Meg Foster (Evil-Lyn)
Few peepers in film and TV are as unmistakeable as Meg Foster’s blue eyes, so pale they almost look like she’s staring through your soul. It’s a physical trait that worked well for her in the role of Skeletor’s right-hand woman, Evil-Lyn in the MotU feature film, along with her customary intensity and gravitas. Foster was incredibly prolific in the 80’s and 90’s, making appearances well-known to fans in a TV version of The Legend of Sleep Hollow (opposite Jeff Goldblum!); John Carpenter’s They Live!, The Osterman Weekend, Leviathan and more. Most recently, she appeared in the super-creepy and excellent war-horror film Overlord in 2018. (Trivia fact!: Foster was also the original Detective Cagney on Cagney & Lacey in the 80’s, but she was replaced shortly into the first season by Sharon Gless because she was deemed “not feminine enough.” Weird flex for a show about tough lady detectives…)
Jon Cypher (Man-At-Arms)
Man-at-Arms is probably among the most recognizable of the MotU characters in this film – maybe even more so than He-Man, as Lundgren adopted a very 80’s mullet in place of He-Man’s traditional bowl cut – but legendary character actor Jon Cypher plays the grizzled warrior as much more of an old-school military man with a touch of fatherly wisdom. A veteran of stage and screen, Cypher made his big debut as the Prince opposite Julie Andrews in the stage version of Cinderella; he went on to star in more musicals including 1776 and Big: The Musical, and did tons of TV in soaps and dramas of the 70’s and 80’s (Dynasty, Santa Barbara, As the World Turns, Hill Street Blues, Knots Landing, etc.) Cypher’s no stranger to genre stuff besides his role here, though; if you’re a fan of the animated Batman Beyond, that’s Cypher as the voice of the evil Spellbinder!
Chelsea Field (Teela)
Heroic female lead Teela probably resembles her cartoon/toy counterpart the least in the MotU film; they gave her much more functional armor that makes her look pretty badass fighting alongside her dad, Man-At-Arms.
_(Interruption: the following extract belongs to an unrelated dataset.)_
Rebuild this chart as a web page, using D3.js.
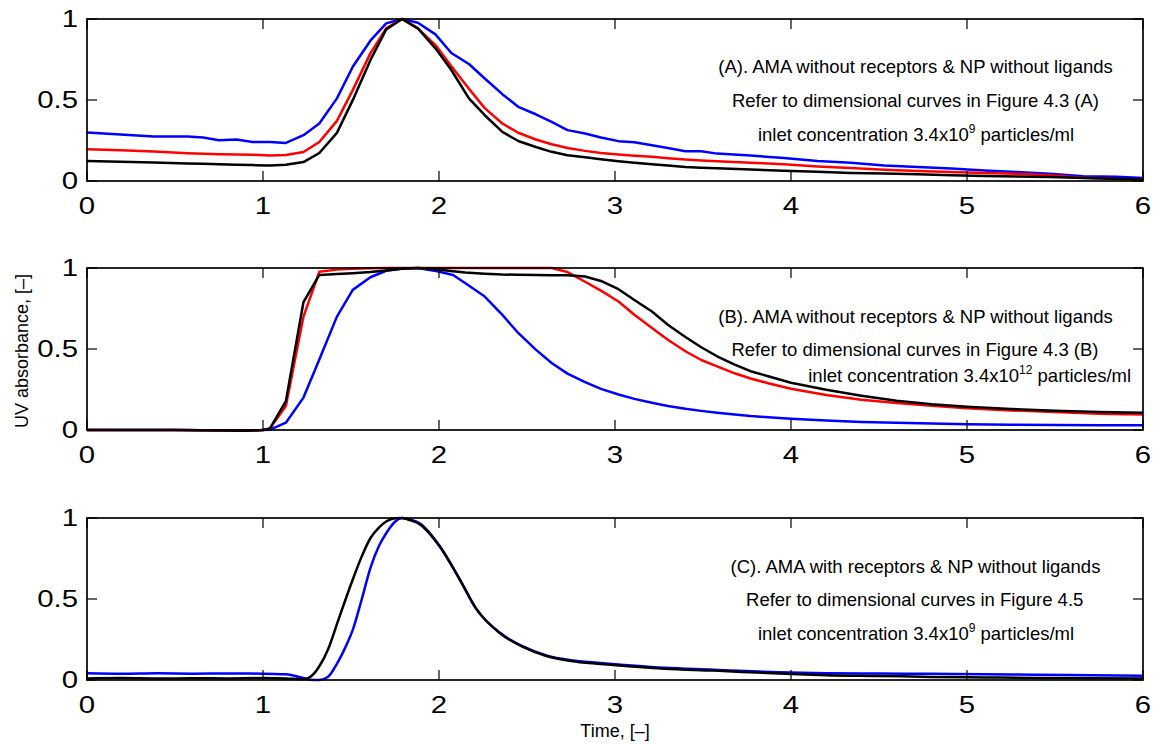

Chelsea Field is also a compelling presence, given that in the scheme of things Teela gets fairly little to do; she really makes her screen time count. Field made her screen debut in 1985 in a bit part in Arnold Schwarzenegger’s Commando, and has since also appeared in films such as The Last Boy Scout and The Dark Half. On TV you’ve seen her in dramas including Tales From the Crypt, Cold Case, NCIS and NCIS: New Orleans… the latter of which she appeared in alongside her real-life husband, Quantum Leap and Star Trek: Enterprise’s Scott Bakula!
Billy Barty (Gwildor)
Ah, Gwildor… he’s an interesting one. Entirely created for the MotU movie, he takes the place of the cartoon’s Orko, who was considered impractical for the effects at the time because he floats and has no legs. The pint-sized locksmith and inventor melds pretty seamlessly into the franchises’ world, though, and it’s hard to underestimate the talents of the great Billy Barty in making that happen. A staple of television and film for over 50 years, Barty could lay claim for most of his life to being the most recognizable and prolific short-statured actor around; he appeared in hundreds of titles, from 70’s Krofft psychedelia like The Bugaloos and Sigmund & the Sea Monsters to guest shots on TV like The Love Boat and CHiPs. In the 80’s he had a great fantasy run, not only in MotU but as the dwarf Screwball in Ridley Scott’s Legend, as well as the wise wizard High Aldwin in the beloved Willow. After a long and storied career, Barty passed away in 2000 at the age of 76.